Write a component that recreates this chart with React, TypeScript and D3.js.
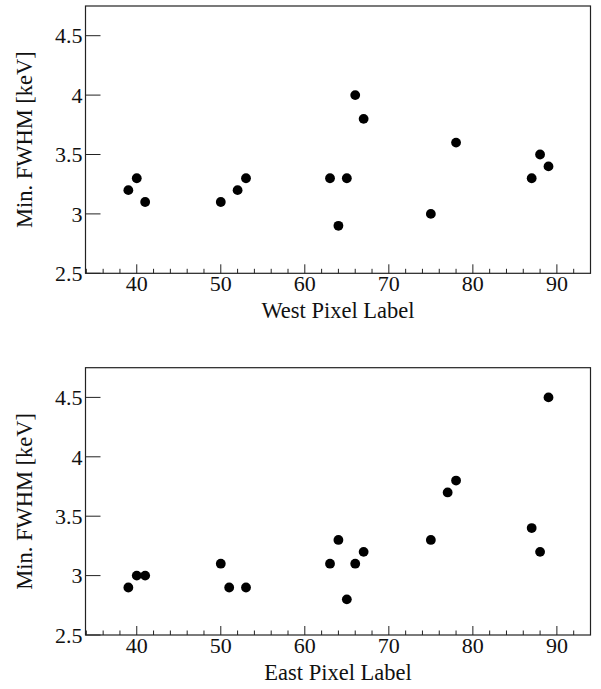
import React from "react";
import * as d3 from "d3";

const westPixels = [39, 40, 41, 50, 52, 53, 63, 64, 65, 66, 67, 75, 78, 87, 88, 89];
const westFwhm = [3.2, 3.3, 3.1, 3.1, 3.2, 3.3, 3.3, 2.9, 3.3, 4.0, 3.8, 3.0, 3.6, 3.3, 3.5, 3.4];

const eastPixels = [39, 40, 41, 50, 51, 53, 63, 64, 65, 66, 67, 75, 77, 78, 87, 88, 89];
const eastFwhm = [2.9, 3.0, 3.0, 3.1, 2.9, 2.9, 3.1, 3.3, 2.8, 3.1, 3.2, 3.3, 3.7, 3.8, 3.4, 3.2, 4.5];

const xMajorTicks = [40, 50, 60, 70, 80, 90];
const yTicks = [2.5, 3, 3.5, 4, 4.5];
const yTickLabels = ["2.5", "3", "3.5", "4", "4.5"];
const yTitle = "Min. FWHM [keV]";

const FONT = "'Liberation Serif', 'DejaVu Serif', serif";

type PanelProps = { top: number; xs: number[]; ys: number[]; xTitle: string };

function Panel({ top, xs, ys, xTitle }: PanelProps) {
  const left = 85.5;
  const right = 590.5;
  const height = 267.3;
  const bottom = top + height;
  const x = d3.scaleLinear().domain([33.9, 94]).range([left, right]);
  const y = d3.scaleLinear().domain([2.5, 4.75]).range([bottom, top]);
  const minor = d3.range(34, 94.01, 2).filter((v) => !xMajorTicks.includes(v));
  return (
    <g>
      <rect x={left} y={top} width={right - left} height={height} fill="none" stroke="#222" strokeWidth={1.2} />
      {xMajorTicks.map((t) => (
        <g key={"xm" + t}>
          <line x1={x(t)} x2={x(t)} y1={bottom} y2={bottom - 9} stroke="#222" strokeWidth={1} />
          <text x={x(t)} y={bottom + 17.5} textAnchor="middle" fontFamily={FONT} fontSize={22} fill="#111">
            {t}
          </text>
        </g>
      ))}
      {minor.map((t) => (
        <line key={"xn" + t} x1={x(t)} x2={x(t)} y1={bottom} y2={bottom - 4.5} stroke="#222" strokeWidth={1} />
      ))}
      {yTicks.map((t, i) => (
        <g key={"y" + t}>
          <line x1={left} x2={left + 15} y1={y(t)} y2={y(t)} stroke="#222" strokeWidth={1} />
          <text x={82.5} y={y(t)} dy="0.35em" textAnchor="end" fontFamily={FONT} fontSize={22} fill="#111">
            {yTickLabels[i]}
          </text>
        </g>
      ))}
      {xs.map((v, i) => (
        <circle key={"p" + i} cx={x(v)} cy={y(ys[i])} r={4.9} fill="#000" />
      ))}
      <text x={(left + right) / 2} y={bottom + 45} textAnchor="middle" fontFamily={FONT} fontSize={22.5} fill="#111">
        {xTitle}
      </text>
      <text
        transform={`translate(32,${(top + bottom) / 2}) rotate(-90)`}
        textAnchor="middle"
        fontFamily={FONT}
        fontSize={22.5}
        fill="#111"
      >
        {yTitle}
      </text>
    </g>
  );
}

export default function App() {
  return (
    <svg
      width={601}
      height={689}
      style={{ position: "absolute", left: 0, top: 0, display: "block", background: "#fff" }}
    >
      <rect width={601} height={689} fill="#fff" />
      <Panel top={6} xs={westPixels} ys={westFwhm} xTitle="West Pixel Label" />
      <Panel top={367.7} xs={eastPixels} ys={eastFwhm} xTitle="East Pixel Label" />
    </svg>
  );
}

• Problem details:
Repeat the material exactly as it reads, without any of its pictures.

• Task output:
Write a component that recreates this chart with React, TypeScript and D3.js.
import React from "react";
import * as d3 from "d3";

const westPixels = [39, 40, 41, 50, 52, 53, 63, 64, 65, 66, 67, 75, 78, 87, 88, 89];
const westFwhm = [3.2, 3.3, 3.1, 3.1, 3.2, 3.3, 3.3, 2.9, 3.3, 4.0, 3.8, 3.0, 3.6, 3.3, 3.5, 3.4];

const eastPixels = [39, 40, 41, 50, 51, 53, 63, 64, 65, 66, 67, 75, 77, 78, 87, 88, 89];
const eastFwhm = [2.9, 3.0, 3.0, 3.1, 2.9, 2.9, 3.1, 3.3, 2.8, 3.1, 3.2, 3.3, 3.7, 3.8, 3.4, 3.2, 4.5];

const xMajorTicks = [40, 50, 60, 70, 80, 90];
const yTicks = [2.5, 3, 3.5, 4, 4.5];
const yTickLabels = ["2.5", "3", "3.5", "4", "4.5"];
const yTitle = "Min. FWHM [keV]";

const FONT = "'Liberation Serif', 'DejaVu Serif', serif";

type PanelProps = { top: number; xs: number[]; ys: number[]; xTitle: string };

function Panel({ top, xs, ys, xTitle }: PanelProps) {
  const left = 85.5;
  const right = 590.5;
  const height = 267.3;
  const bottom = top + height;
  const x = d3.scaleLinear().domain([33.9, 94]).range([left, right]);
  const y = d3.scaleLinear().domain([2.5, 4.75]).range([bottom, top]);
  const minor = d3.range(34, 94.01, 2).filter((v) => !xMajorTicks.includes(v));
  return (
    <g>
      <rect x={left} y={top} width={right - left} height={height} fill="none" stroke="#222" strokeWidth={1.2} />
      {xMajorTicks.map((t) => (
        <g key={"xm" + t}>
          <line x1={x(t)} x2={x(t)} y1={bottom} y2={bottom - 9} stroke="#222" strokeWidth={1} />
          <text x={x(t)} y={bottom + 17.5} textAnchor="middle" fontFamily={FONT} fontSize={22} fill="#111">
            {t}
          </text>
        </g>
      ))}
      {minor.map((t) => (
        <line key={"xn" + t} x1={x(t)} x2={x(t)} y1={bottom} y2={bottom - 4.5} stroke="#222" strokeWidth={1} />
      ))}
      {yTicks.map((t, i) => (
        <g key={"y" + t}>
          <line x1={left} x2={left + 15} y1={y(t)} y2={y(t)} stroke="#222" strokeWidth={1} />
          <text x={82.5} y={y(t)} dy="0.35em" textAnchor="end" fontFamily={FONT} fontSize={22} fill="#111">
            {yTickLabels[i]}
          </text>
        </g>
      ))}
      {xs.map((v, i) => (
        <circle key={"p" + i} cx={x(v)} cy={y(ys[i])} r={4.9} fill="#000" />
      ))}
      <text x={(left + right) / 2} y={bottom + 45} textAnchor="middle" fontFamily={FONT} fontSize={22.5} fill="#111">
        {xTitle}
      </text>
      <text
        transform={`translate(32,${(top + bottom) / 2}) rotate(-90)`}
        textAnchor="middle"
        fontFamily={FONT}
        fontSize={22.5}
        fill="#111"
      >
        {yTitle}
      </text>
    </g>
  );
}

export default function App() {
  return (
    <svg
      width={601}
      height={689}
      style={{ position: "absolute", left: 0, top: 0, display: "block", background: "#fff" }}
    >
      <rect width={601} height={689} fill="#fff" />
      <Panel top={6} xs={westPixels} ys={westFwhm} xTitle="West Pixel Label" />
      <Panel top={367.7} xs={eastPixels} ys={eastFwhm} xTitle="East Pixel Label" />
    </svg>
  );
}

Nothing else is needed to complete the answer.